During the four seasons James spent with the Heat, the Cavs averaged a .288 winning percentage. Upon his return, they immediately posted a 53-29 record, a .646 percentage. In 2018-19, after James departed for Los Angeles, the Cavs plunged to 19-63.
It was similar in Miami, where the Heat were 47-35 the season before he arrived, 37-45 the season after he left but achieved a .717 winning percentage and four Finals appearances in between. He was not the only great player added in either case, but the declines following his departure offered plenty of evidence he was the difference in both.
Compare that to what happened in Chicago when Jordan left to play baseball after the 1992-93 season, following a run of three consecutive NBA championships. The Bulls declined from 57 regular-season victories – all the way to 55.
* James made big winners out of some dubious rosters. In 2007, James led the Cavs to the first of his Finals appearances. The second-leading scorer on that Cavs team was Larry Hughes, who was out of the league four years later. He didn’t even score 15 points per game that year.
In January 2015, the Cavaliers executed a trade that secured two players, J.R. Smith and Iman Shumpert, from a New York Knicks team that had begun the season with a 5-30 record. After arriving in Cleveland, they were rotation players on a team that, including playoffs, went 49-18. The difference, obviously: They got to be LeBron’s teammates.
The third-leading scorer on the Lakers’ 2020 NBA Championship team was Kyle Kuzma, who averaged 12.8 points per game. In the playoffs, it was Kentavious Caldwell-Pope, who averaged 10.7.
There’s no one out there doing so much with so comparatively little.
In 2023, the case for James as history’s greatest player now can be based on the astonishing breadth of his accomplishment. After 19 seasons, he owns the NBA career records for points scored, All-NBA selections and All-Star selections (tied with Kareem Abdul-Jabbar). He stands No. 4 in assists, No. 9 in steals, No. 10 in defensive rebounds, No. 9 in 3-pointers, No. 4 in triple-doubles and No. 4 in free throws.
He is first in playoff games, playoff victories, playoff points and playoff steals. In the advanced-stat department, he is the NBA’s career leader in Value Over Replacement Player (VORP) and No. 2 in win shares.
|Points||32,292 (5th)||38,652 (1st)|
|PPG||30.1 (1st)||27.2 (6th)|
|Assists||5,633 (53rd)||10,420 (4th)|
At the same age, 38, when James just finished a regular season in which he averaged 28.9 points, 6.8 assists and 8.3 rebounds in 55 games, Jordan averaged 22.9/5.2/5.7 in 60 games for a 37-win Wizards team and Abdul-Jabbar produced 23.4/1.6/6.1 in 79 games for the Western Conference finalist Lakers.

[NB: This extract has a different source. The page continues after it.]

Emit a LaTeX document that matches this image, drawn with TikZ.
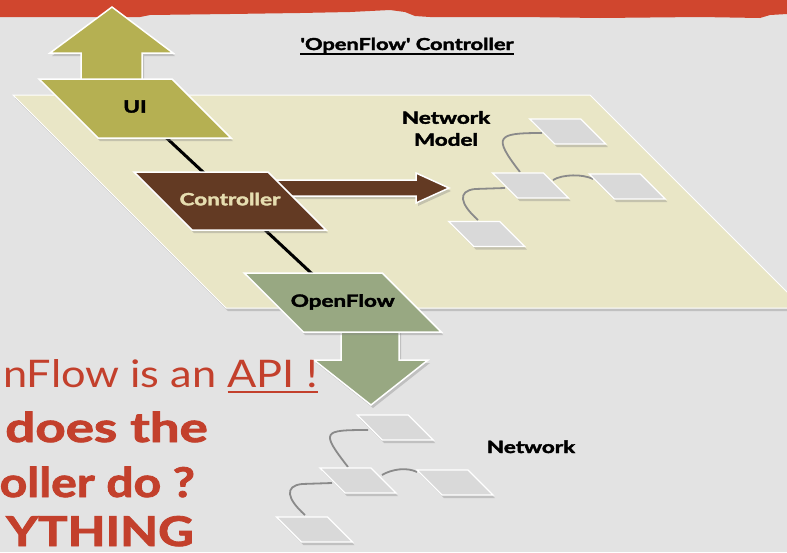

Perhaps because Jordan was not a part of my childhood or developing years, but rather a contemporary, I don’t feel the compulsion to diminish or understate what James is accomplishing most every night with the Lakers.
We all see the passes he is making, the shots he rejects, the big baskets, but some continue to insist it’s not that extraordinary, it’s not as special as what Jordan achieved. There were things, indeed, that Jordan could do that James cannot. Jordan could jump higher, fly longer, and thus more regularly steal the breath of his many ardent fans.
There clearly are things, though, that James do that Jordan could not – and did not.
How many times did Jordan help make a double-figure scorer out of a second-year undrafted free agent shooting guard? Austin Reaves is doing wonderful things for the Lakers in this season, in these playoffs. Let’s not pretend it would be happening if the guy wearing No. 6 weren’t wearing the same uniform.
Eight years ago, I’d seen enough to be convinced the player I’d first seen in July 2001 at Sonny Vaccaro’s ABCD Camp – and was inspired to write that he was “Magic Johnson’s head on Michael Jordan’s body” – had become the greatest player in the game’s history.
He’s done so much more in those subsequent seasons, I don’t see how it’s even debatable.